** begin RECORDED DATA **
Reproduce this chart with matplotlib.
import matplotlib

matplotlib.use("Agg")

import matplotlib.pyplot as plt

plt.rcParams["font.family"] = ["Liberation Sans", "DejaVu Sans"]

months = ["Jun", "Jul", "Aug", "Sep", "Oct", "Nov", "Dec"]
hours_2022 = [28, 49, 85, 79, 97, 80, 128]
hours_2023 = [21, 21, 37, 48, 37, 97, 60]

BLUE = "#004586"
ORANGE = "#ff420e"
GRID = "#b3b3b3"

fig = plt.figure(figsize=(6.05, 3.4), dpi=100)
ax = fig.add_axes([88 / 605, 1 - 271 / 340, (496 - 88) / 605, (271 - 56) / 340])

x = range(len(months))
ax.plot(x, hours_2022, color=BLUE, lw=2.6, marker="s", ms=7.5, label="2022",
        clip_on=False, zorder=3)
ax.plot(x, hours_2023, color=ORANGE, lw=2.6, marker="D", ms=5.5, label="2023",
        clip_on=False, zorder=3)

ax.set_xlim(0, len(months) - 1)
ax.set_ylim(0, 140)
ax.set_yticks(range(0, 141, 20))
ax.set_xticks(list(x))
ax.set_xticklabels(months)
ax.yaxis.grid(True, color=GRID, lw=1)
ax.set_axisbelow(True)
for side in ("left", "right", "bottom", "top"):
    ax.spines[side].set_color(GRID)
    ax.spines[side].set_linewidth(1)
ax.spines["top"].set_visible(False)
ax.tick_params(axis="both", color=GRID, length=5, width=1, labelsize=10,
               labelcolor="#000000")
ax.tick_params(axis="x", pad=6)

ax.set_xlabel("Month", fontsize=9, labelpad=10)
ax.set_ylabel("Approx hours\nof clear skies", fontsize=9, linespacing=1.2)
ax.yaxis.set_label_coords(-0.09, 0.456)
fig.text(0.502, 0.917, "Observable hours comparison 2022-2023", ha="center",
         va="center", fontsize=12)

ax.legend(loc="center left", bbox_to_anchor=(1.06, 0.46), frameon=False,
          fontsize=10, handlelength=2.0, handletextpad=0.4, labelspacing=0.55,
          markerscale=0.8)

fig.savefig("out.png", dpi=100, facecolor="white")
** end RECORDED DATA **
• GIVEN REQUEST
Only the lines from the start of the data to the line holding "ax = fig.add_axes([88" are wanted; return them exactly, both ends included.

• EXERCISE RESPONSE
Reproduce this chart with matplotlib.
import matplotlib

matplotlib.use("Agg")

import matplotlib.pyplot as plt

plt.rcParams["font.family"] = ["Liberation Sans", "DejaVu Sans"]

months = ["Jun", "Jul", "Aug", "Sep", "Oct", "Nov", "Dec"]
hours_2022 = [28, 49, 85, 79, 97, 80, 128]
hours_2023 = [21, 21, 37, 48, 37, 97, 60]

BLUE = "#004586"
ORANGE = "#ff420e"
GRID = "#b3b3b3"

fig = plt.figure(figsize=(6.05, 3.4), dpi=100)
ax = fig.add_axes([88 / 605, 1 - 271 / 340, (496 - 88) / 605, (271 - 56) / 340])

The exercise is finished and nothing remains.